• **Written exercise**:
Drop the images; return everything else in the listing below exactly.

• **Supplied information**:

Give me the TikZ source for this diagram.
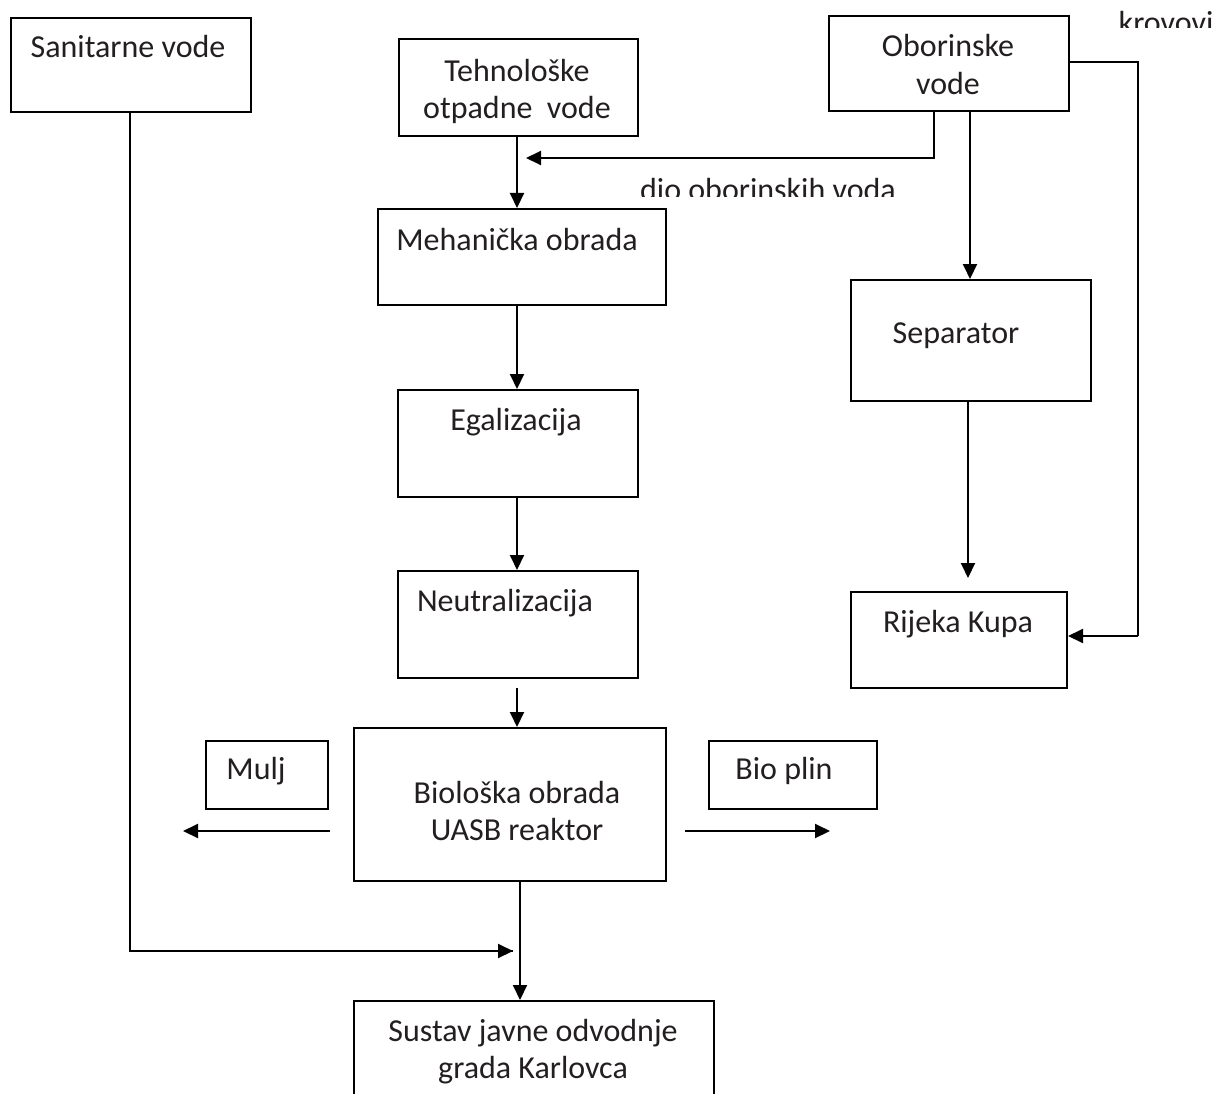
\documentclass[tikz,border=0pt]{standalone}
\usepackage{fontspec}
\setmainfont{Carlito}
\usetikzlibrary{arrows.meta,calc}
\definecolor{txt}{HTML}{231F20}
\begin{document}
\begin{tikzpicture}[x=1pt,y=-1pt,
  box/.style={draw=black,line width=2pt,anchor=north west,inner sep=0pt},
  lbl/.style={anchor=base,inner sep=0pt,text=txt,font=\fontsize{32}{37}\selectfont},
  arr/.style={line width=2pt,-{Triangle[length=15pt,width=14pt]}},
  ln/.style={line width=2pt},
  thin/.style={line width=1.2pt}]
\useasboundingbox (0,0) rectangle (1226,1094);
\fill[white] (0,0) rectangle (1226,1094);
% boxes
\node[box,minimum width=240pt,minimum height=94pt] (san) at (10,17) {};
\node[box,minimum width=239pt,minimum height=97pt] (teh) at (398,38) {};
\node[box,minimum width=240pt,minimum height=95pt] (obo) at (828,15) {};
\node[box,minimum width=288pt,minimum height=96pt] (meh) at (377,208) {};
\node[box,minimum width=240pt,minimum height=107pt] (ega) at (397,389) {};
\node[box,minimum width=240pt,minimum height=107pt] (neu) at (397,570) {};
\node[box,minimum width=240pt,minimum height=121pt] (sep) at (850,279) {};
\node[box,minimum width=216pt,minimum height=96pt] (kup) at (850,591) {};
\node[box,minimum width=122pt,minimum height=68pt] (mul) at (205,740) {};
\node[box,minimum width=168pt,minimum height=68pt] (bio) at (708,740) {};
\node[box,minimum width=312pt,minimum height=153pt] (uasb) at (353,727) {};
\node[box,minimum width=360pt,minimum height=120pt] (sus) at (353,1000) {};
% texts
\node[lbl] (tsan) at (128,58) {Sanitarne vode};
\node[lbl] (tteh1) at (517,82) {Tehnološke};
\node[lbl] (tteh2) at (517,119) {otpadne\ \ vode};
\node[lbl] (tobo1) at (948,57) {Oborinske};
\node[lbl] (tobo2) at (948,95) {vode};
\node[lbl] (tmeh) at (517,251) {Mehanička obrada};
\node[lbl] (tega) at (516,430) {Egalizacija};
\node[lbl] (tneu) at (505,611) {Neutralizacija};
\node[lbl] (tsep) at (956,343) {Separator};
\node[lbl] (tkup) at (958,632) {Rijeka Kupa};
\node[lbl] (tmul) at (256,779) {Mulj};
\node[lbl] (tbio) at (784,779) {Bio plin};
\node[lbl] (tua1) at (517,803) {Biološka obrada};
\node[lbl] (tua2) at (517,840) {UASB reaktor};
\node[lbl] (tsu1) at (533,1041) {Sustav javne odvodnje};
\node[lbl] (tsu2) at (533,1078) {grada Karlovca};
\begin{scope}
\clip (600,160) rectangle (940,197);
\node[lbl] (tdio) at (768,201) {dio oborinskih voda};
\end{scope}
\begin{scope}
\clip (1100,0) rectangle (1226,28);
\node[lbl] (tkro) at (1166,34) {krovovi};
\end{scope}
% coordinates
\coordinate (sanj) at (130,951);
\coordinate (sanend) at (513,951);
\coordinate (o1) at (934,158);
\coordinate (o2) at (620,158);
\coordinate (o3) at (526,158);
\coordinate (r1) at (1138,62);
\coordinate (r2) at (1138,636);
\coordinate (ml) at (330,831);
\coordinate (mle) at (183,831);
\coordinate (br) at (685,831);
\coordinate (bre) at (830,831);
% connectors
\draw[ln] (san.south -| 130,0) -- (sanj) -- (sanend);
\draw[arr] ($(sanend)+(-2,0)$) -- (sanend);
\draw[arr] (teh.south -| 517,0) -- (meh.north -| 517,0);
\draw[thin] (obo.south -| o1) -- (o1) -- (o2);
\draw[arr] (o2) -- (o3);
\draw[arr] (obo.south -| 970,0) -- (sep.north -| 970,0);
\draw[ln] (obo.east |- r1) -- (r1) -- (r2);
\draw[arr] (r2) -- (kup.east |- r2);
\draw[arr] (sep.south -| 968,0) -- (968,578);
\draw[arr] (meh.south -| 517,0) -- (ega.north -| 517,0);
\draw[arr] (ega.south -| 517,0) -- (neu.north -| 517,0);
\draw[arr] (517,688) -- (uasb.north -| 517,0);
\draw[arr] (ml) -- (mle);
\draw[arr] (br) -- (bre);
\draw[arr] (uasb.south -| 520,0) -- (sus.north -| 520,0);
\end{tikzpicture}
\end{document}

• **Full output**:
Give me the TikZ source for this diagram.
\documentclass[tikz,border=0pt]{standalone}
\usepackage{fontspec}
\setmainfont{Carlito}
\usetikzlibrary{arrows.meta,calc}
\definecolor{txt}{HTML}{231F20}
\begin{document}
\begin{tikzpicture}[x=1pt,y=-1pt,
  box/.style={draw=black,line width=2pt,anchor=north west,inner sep=0pt},
  lbl/.style={anchor=base,inner sep=0pt,text=txt,font=\fontsize{32}{37}\selectfont},
  arr/.style={line width=2pt,-{Triangle[length=15pt,width=14pt]}},
  ln/.style={line width=2pt},
  thin/.style={line width=1.2pt}]
\useasboundingbox (0,0) rectangle (1226,1094);
\fill[white] (0,0) rectangle (1226,1094);
% boxes
\node[box,minimum width=240pt,minimum height=94pt] (san) at (10,17) {};
\node[box,minimum width=239pt,minimum height=97pt] (teh) at (398,38) {};
\node[box,minimum width=240pt,minimum height=95pt] (obo) at (828,15) {};
\node[box,minimum width=288pt,minimum height=96pt] (meh) at (377,208) {};
\node[box,minimum width=240pt,minimum height=107pt] (ega) at (397,389) {};
\node[box,minimum width=240pt,minimum height=107pt] (neu) at (397,570) {};
\node[box,minimum width=240pt,minimum height=121pt] (sep) at (850,279) {};
\node[box,minimum width=216pt,minimum height=96pt] (kup) at (850,591) {};
\node[box,minimum width=122pt,minimum height=68pt] (mul) at (205,740) {};
\node[box,minimum width=168pt,minimum height=68pt] (bio) at (708,740) {};
\node[box,minimum width=312pt,minimum height=153pt] (uasb) at (353,727) {};
\node[box,minimum width=360pt,minimum height=120pt] (sus) at (353,1000) {};
% texts
\node[lbl] (tsan) at (128,58) {Sanitarne vode};
\node[lbl] (tteh1) at (517,82) {Tehnološke};
\node[lbl] (tteh2) at (517,119) {otpadne\ \ vode};
\node[lbl] (tobo1) at (948,57) {Oborinske};
\node[lbl] (tobo2) at (948,95) {vode};
\node[lbl] (tmeh) at (517,251) {Mehanička obrada};
\node[lbl] (tega) at (516,430) {Egalizacija};
\node[lbl] (tneu) at (505,611) {Neutralizacija};
\node[lbl] (tsep) at (956,343) {Separator};
\node[lbl] (tkup) at (958,632) {Rijeka Kupa};
\node[lbl] (tmul) at (256,779) {Mulj};
\node[lbl] (tbio) at (784,779) {Bio plin};
\node[lbl] (tua1) at (517,803) {Biološka obrada};
\node[lbl] (tua2) at (517,840) {UASB reaktor};
\node[lbl] (tsu1) at (533,1041) {Sustav javne odvodnje};
\node[lbl] (tsu2) at (533,1078) {grada Karlovca};
\begin{scope}
\clip (600,160) rectangle (940,197);
\node[lbl] (tdio) at (768,201) {dio oborinskih voda};
\end{scope}
\begin{scope}
\clip (1100,0) rectangle (1226,28);
\node[lbl] (tkro) at (1166,34) {krovovi};
\end{scope}
% coordinates
\coordinate (sanj) at (130,951);
\coordinate (sanend) at (513,951);
\coordinate (o1) at (934,158);
\coordinate (o2) at (620,158);
\coordinate (o3) at (526,158);
\coordinate (r1) at (1138,62);
\coordinate (r2) at (1138,636);
\coordinate (ml) at (330,831);
\coordinate (mle) at (183,831);
\coordinate (br) at (685,831);
\coordinate (bre) at (830,831);
% connectors
\draw[ln] (san.south -| 130,0) -- (sanj) -- (sanend);
\draw[arr] ($(sanend)+(-2,0)$) -- (sanend);
\draw[arr] (teh.south -| 517,0) -- (meh.north -| 517,0);
\draw[thin] (obo.south -| o1) -- (o1) -- (o2);
\draw[arr] (o2) -- (o3);
\draw[arr] (obo.south -| 970,0) -- (sep.north -| 970,0);
\draw[ln] (obo.east |- r1) -- (r1) -- (r2);
\draw[arr] (r2) -- (kup.east |- r2);
\draw[arr] (sep.south -| 968,0) -- (968,578);
\draw[arr] (meh.south -| 517,0) -- (ega.north -| 517,0);
\draw[arr] (ega.south -| 517,0) -- (neu.north -| 517,0);
\draw[arr] (517,688) -- (uasb.north -| 517,0);
\draw[arr] (ml) -- (mle);
\draw[arr] (br) -- (bre);
\draw[arr] (uasb.south -| 520,0) -- (sus.north -| 520,0);
\end{tikzpicture}
\end{document}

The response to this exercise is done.